Ziblatt and Levitsky are professors of government at Harvard, and they use the history of other troubled democracies to draw parallels with what's happening in the United States, and to warn about what they believe are very real dangers. If we think that America's democracy is so special that it will last forever, or if we envision that threats will come in the form of a home-brewed military coup or a takeover by a foreign country, we're wrong, Ziblatt and Levitsky say.

"The erosion of democracy takes place piecemeal," they write, "often in baby steps."

And, they write: "The tragic paradox of the electoral route to authoritarianism is that democracy's assassins use the very institutions of democracy – gradually, subtly, and even legally – to kill it."



We may think that our biggest problem is Donald Trump, but Ziblatt and Levitsky are clear: he isn't. He's a demagogue, and the constitution's checks and balances were designed to protect the country from demagogues.

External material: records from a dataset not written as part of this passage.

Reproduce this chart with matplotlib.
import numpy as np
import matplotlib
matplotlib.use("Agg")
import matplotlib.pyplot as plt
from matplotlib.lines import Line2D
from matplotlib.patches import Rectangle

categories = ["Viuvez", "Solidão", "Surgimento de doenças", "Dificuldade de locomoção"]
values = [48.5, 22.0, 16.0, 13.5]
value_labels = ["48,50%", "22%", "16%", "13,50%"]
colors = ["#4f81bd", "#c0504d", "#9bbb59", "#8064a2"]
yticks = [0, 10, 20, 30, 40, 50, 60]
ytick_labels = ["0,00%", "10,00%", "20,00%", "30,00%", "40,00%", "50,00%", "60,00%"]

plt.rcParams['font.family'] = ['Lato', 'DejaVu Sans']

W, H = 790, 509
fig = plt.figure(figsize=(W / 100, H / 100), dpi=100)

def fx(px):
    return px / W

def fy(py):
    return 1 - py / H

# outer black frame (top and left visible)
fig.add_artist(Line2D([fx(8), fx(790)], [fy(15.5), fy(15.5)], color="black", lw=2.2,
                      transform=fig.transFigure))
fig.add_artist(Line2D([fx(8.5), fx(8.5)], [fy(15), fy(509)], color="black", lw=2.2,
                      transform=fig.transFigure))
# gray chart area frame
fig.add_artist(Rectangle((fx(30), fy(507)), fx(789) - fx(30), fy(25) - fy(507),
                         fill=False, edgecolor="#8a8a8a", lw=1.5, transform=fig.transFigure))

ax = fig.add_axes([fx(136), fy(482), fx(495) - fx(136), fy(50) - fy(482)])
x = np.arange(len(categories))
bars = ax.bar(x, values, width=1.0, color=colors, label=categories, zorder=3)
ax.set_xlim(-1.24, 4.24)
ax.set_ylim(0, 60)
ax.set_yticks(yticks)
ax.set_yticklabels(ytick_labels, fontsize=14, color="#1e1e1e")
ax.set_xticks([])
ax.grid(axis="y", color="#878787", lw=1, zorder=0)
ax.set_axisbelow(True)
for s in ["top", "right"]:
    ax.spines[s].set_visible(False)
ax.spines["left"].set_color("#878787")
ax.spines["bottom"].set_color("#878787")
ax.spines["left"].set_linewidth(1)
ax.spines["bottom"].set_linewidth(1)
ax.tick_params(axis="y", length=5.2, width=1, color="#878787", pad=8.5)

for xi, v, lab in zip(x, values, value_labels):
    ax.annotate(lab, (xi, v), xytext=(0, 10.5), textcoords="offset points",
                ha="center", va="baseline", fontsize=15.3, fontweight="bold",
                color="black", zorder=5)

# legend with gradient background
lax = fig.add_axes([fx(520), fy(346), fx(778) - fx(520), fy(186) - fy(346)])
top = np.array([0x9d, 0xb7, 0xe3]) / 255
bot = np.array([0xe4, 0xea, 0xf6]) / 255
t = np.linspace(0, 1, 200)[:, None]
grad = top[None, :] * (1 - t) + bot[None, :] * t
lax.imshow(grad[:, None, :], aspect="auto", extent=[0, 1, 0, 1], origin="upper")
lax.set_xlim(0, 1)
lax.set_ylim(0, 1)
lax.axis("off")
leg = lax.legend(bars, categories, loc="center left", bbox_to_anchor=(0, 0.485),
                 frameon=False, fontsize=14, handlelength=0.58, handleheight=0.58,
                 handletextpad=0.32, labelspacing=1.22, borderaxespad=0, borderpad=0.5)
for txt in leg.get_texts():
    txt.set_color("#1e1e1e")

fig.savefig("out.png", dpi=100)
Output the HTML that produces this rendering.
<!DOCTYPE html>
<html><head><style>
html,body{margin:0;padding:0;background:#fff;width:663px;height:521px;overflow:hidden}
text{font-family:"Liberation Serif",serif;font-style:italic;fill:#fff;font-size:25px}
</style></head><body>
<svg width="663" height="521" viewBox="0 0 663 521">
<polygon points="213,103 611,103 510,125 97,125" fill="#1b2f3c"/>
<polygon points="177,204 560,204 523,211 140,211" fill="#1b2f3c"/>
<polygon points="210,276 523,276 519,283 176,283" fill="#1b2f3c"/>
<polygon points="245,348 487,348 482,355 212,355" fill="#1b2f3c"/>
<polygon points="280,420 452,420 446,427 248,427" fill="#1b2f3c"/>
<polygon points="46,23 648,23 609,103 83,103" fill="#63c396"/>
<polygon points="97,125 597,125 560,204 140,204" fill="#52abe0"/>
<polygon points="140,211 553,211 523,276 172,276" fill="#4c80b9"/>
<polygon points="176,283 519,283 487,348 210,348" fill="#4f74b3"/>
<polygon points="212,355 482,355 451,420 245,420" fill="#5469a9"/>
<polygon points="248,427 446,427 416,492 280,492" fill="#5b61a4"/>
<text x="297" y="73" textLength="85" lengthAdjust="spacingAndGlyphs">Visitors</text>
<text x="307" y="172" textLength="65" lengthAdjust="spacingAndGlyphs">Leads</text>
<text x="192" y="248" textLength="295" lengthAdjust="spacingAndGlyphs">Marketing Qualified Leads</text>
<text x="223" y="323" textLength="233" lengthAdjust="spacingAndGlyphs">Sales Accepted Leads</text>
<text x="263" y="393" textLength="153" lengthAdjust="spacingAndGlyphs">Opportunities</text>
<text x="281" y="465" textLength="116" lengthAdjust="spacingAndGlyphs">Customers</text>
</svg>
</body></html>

But that's not enough. Strong democracies have other protections.

One, of course, is our election process, but voters aren't as powerful as we imagine. "It is tempting," Ziblatt and Levitsky write, to think that democracy's survival "is rooted in the collective wisdom of voters." But that, they say, "assumes too much of democracy – that 'the people' can shape at will the kind of government they possess."

"Potential demagogues exist in all democracies, and occasionally, one or more of them strike a public chord," Ziblatt and Levitsk, write. "But in some democracies, political leaders heed the warning signs to take steps to ensure that authoritarians remain on the fringes, far from the centers of power."

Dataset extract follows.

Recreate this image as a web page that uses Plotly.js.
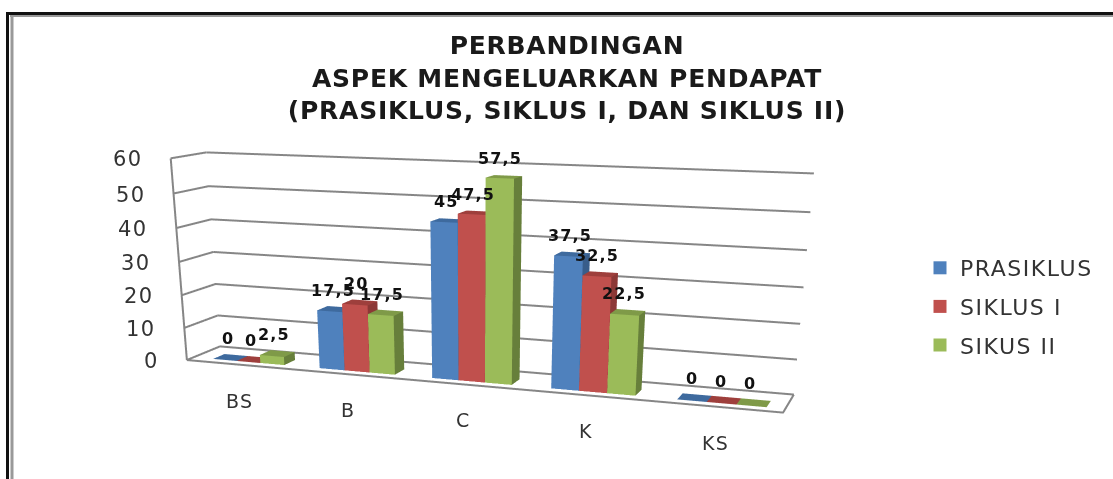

In 2016, the Republican Party failed in that gatekeeper role, and Donald Trump became the party's nominee.
Strong democracies also have what Ziblatt and Levitsky call "guardrails": mutual tolerance, acceptance of opponents' legitimacy, respect for people with different opinions, restraint in exercising power. And there, political leaders of both parties were failing, before Trump became president.

There's lots more in this little book. Ziblatt and Levitsky's warning about what they say is Trump's greatest threat to democracy – the possibility that he will get us into armed conflict – is enough to keep us awake at night.

People are "more likely to tolerate – even support – authoritarian measures during security crises, especially when they fear for their own safety," they write. The risk of that happening is high, they think, "given President Trump's foreign policy ineptitude."

"We fear that if Trump were to confront a war or terrorist attack," Ziblatt and Levitsky write, "he would exploit this crisis fully – using it to attack political opponents and restrict freedoms Americans take for granted."

Given the news coming out of Syria, Israel, and Russia, and given the inclination of the president and his new national security adviser, the possibility of war doesn't seem remote right now.

A lot is at stake in this year's midterm Congressional elections.